### Problem to solve
Copy out each line exactly; pictures stay out of the copy.

### Data for this task
========================

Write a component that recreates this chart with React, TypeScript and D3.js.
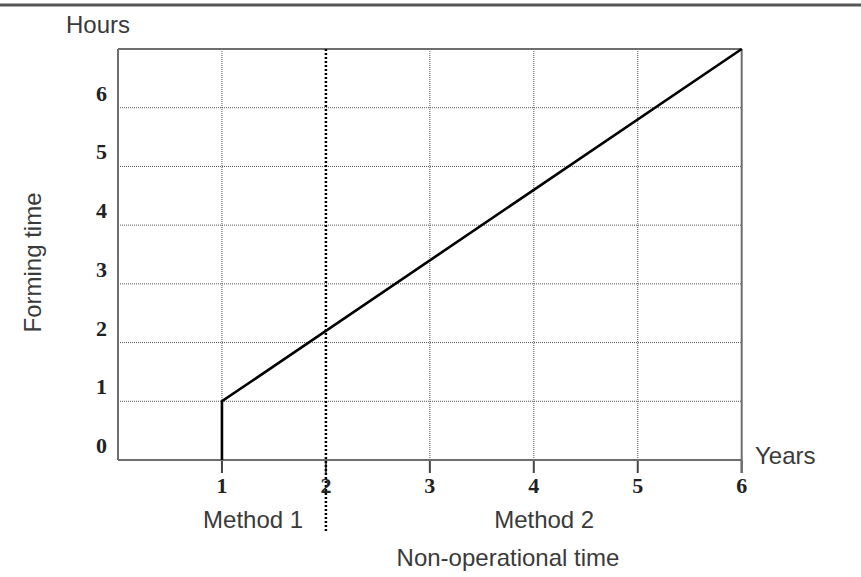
import React from "react";
import * as d3 from "d3";

const yearTicks = [1, 2, 3, 4, 5, 6];
const hourTicks = [0, 1, 2, 3, 4, 5, 6];
const gridYears = [1, 3, 4, 5];
const gridHours = [1, 2, 3, 4, 5, 6];
const boundaryYear = 2;
const seriesYears = [1, 1, 6];
const seriesHours = [0, 1, 7];
const methodLabels = ["Method 1", "Method 2"];
const methodCenters = [1.3, 4.1];

export default function App() {
  const W = 861, H = 577;
  const x = d3.scaleLinear().domain([0, 6]).range([118, 741.7]);
  const y = d3.scaleLinear().domain([0, 7]).range([460, 49]);
  const pts = seriesYears.map((v, i) => [x(v), y(seriesHours[i])] as [number, number]);
  const line = d3.line()(pts) || "";
  const sans = "'Liberation Sans', Arial, sans-serif";
  const serif = "'Liberation Serif', 'Times New Roman', serif";
  const txt = "#3a3a3a";
  const axisC = "#6e6e6e";
  return (
    <svg width={W} height={H} style={{ position: "absolute", left: 0, top: 0, background: "#fff" }}>
      <line x1={0} x2={W} y1={5} y2={5} stroke="#555" strokeWidth={3} />
      {gridHours.map((h) => (
        <line key={"gh" + h} x1={x(0)} x2={x(6)} y1={y(h)} y2={y(h)} stroke="#555" strokeWidth={1} strokeDasharray="1,1" />
      ))}
      {gridYears.map((v) => (
        <line key={"gv" + v} x1={x(v)} x2={x(v)} y1={y(7)} y2={y(0)} stroke="#555" strokeWidth={1} strokeDasharray="1,1" />
      ))}
      {yearTicks.map((v) => (
        <line key={"t" + v} x1={x(v)} x2={x(v)} y1={y(0)} y2={y(0) + 13} stroke="#444" strokeWidth={2} />
      ))}
      <line x1={x(0)} x2={x(6)} y1={y(7)} y2={y(7)} stroke={axisC} strokeWidth={2} />
      <line x1={x(0)} x2={x(0)} y1={y(7)} y2={y(0)} stroke={axisC} strokeWidth={2} />
      <line x1={x(6)} x2={x(6)} y1={y(7)} y2={y(0) + 13} stroke={axisC} strokeWidth={2} />
      <line x1={x(0)} x2={x(6)} y1={y(0)} y2={y(0)} stroke={axisC} strokeWidth={2} />
      <line x1={x(boundaryYear)} x2={x(boundaryYear)} y1={y(7)} y2={532} stroke="#000" strokeWidth={2.5} strokeDasharray="2,2" />
      <path d={line} fill="none" stroke="#000" strokeWidth={2.6} />
      {hourTicks.map((h) => (
        <text key={"yl" + h} x={107} y={y(h) - 7} textAnchor="end" fontFamily={serif} fontWeight="bold" fontSize={22} fill="#222">
          {h}
        </text>
      ))}
      {yearTicks.map((v) => (
        <text key={"xl" + v} x={x(v)} y={493} textAnchor="middle" fontFamily={serif} fontWeight="bold" fontSize={22} fill="#222">
          {v}
        </text>
      ))}
      <text x={66} y={33} fontFamily={sans} fontSize={24} fill={txt}>Hours</text>
      <text x={755} y={464} fontFamily={sans} fontSize={24} fill={txt}>Years</text>
      <text transform={`translate(41,262.5) rotate(-90)`} textAnchor="middle" fontFamily={sans} fontSize={24} fill={txt}>
        Forming time
      </text>
      {methodLabels.map((m, i) => (
        <text key={m} x={x(methodCenters[i])} y={528} textAnchor="middle" fontFamily={sans} fontSize={24} fill={txt}>
          {m}
        </text>
      ))}
      <text x={508} y={566} textAnchor="middle" fontFamily={sans} fontSize={24} fill={txt}>Non-operational time</text>
    </svg>
  );
}
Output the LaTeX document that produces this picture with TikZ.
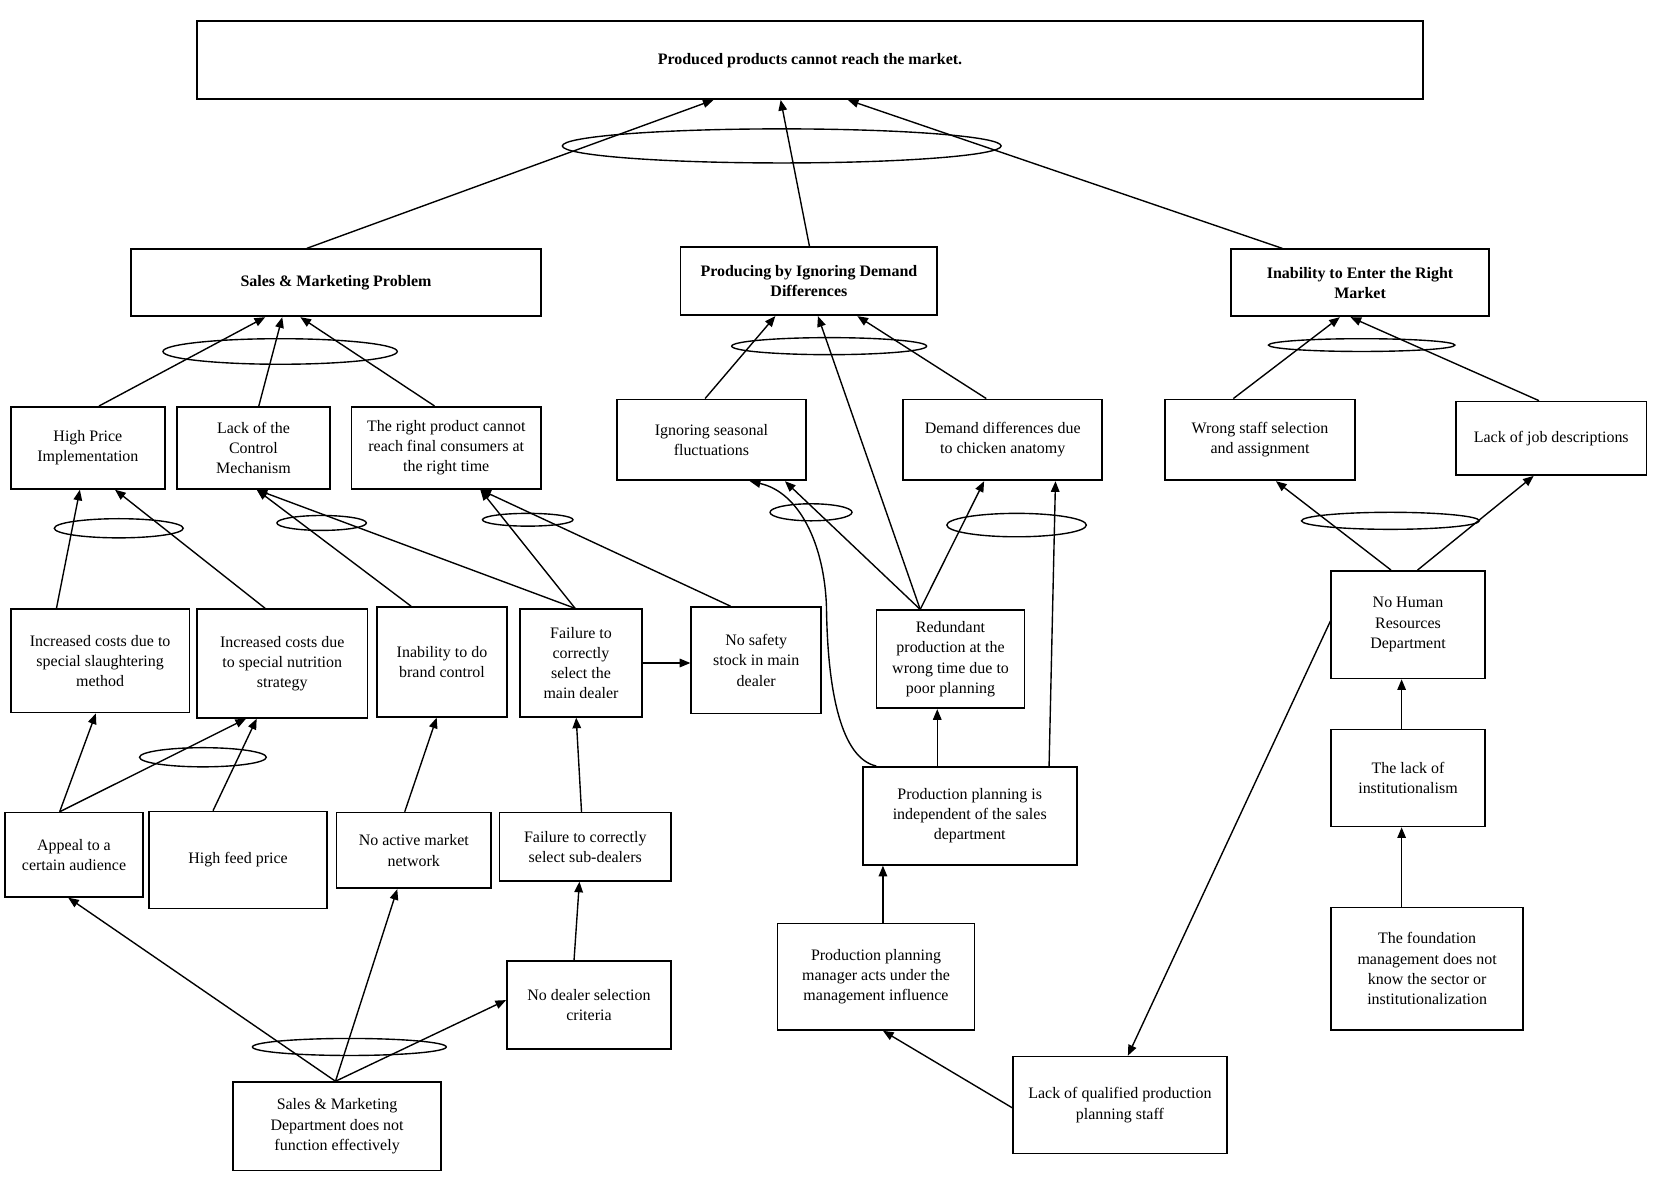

========================

### Answer for this exercise
Write a component that recreates this chart with React, TypeScript and D3.js.
import React from "react";
import * as d3 from "d3";

const yearTicks = [1, 2, 3, 4, 5, 6];
const hourTicks = [0, 1, 2, 3, 4, 5, 6];
const gridYears = [1, 3, 4, 5];
const gridHours = [1, 2, 3, 4, 5, 6];
const boundaryYear = 2;
const seriesYears = [1, 1, 6];
const seriesHours = [0, 1, 7];
const methodLabels = ["Method 1", "Method 2"];
const methodCenters = [1.3, 4.1];

export default function App() {
  const W = 861, H = 577;
  const x = d3.scaleLinear().domain([0, 6]).range([118, 741.7]);
  const y = d3.scaleLinear().domain([0, 7]).range([460, 49]);
  const pts = seriesYears.map((v, i) => [x(v), y(seriesHours[i])] as [number, number]);
  const line = d3.line()(pts) || "";
  const sans = "'Liberation Sans', Arial, sans-serif";
  const serif = "'Liberation Serif', 'Times New Roman', serif";
  const txt = "#3a3a3a";
  const axisC = "#6e6e6e";
  return (
    <svg width={W} height={H} style={{ position: "absolute", left: 0, top: 0, background: "#fff" }}>
      <line x1={0} x2={W} y1={5} y2={5} stroke="#555" strokeWidth={3} />
      {gridHours.map((h) => (
        <line key={"gh" + h} x1={x(0)} x2={x(6)} y1={y(h)} y2={y(h)} stroke="#555" strokeWidth={1} strokeDasharray="1,1" />
      ))}
      {gridYears.map((v) => (
        <line key={"gv" + v} x1={x(v)} x2={x(v)} y1={y(7)} y2={y(0)} stroke="#555" strokeWidth={1} strokeDasharray="1,1" />
      ))}
      {yearTicks.map((v) => (
        <line key={"t" + v} x1={x(v)} x2={x(v)} y1={y(0)} y2={y(0) + 13} stroke="#444" strokeWidth={2} />
      ))}
      <line x1={x(0)} x2={x(6)} y1={y(7)} y2={y(7)} stroke={axisC} strokeWidth={2} />
      <line x1={x(0)} x2={x(0)} y1={y(7)} y2={y(0)} stroke={axisC} strokeWidth={2} />
      <line x1={x(6)} x2={x(6)} y1={y(7)} y2={y(0) + 13} stroke={axisC} strokeWidth={2} />
      <line x1={x(0)} x2={x(6)} y1={y(0)} y2={y(0)} stroke={axisC} strokeWidth={2} />
      <line x1={x(boundaryYear)} x2={x(boundaryYear)} y1={y(7)} y2={532} stroke="#000" strokeWidth={2.5} strokeDasharray="2,2" />
      <path d={line} fill="none" stroke="#000" strokeWidth={2.6} />
      {hourTicks.map((h) => (
        <text key={"yl" + h} x={107} y={y(h) - 7} textAnchor="end" fontFamily={serif} fontWeight="bold" fontSize={22} fill="#222">
          {h}
        </text>
      ))}
      {yearTicks.map((v) => (
        <text key={"xl" + v} x={x(v)} y={493} textAnchor="middle" fontFamily={serif} fontWeight="bold" fontSize={22} fill="#222">
          {v}
        </text>
      ))}
      <text x={66} y={33} fontFamily={sans} fontSize={24} fill={txt}>Hours</text>
      <text x={755} y={464} fontFamily={sans} fontSize={24} fill={txt}>Years</text>
      <text transform={`translate(41,262.5) rotate(-90)`} textAnchor="middle" fontFamily={sans} fontSize={24} fill={txt}>
        Forming time
      </text>
      {methodLabels.map((m, i) => (
        <text key={m} x={x(methodCenters[i])} y={528} textAnchor="middle" fontFamily={sans} fontSize={24} fill={txt}>
          {m}
        </text>
      ))}
      <text x={508} y={566} textAnchor="middle" fontFamily={sans} fontSize={24} fill={txt}>Non-operational time</text>
    </svg>
  );
}
Output the LaTeX document that produces this picture with TikZ.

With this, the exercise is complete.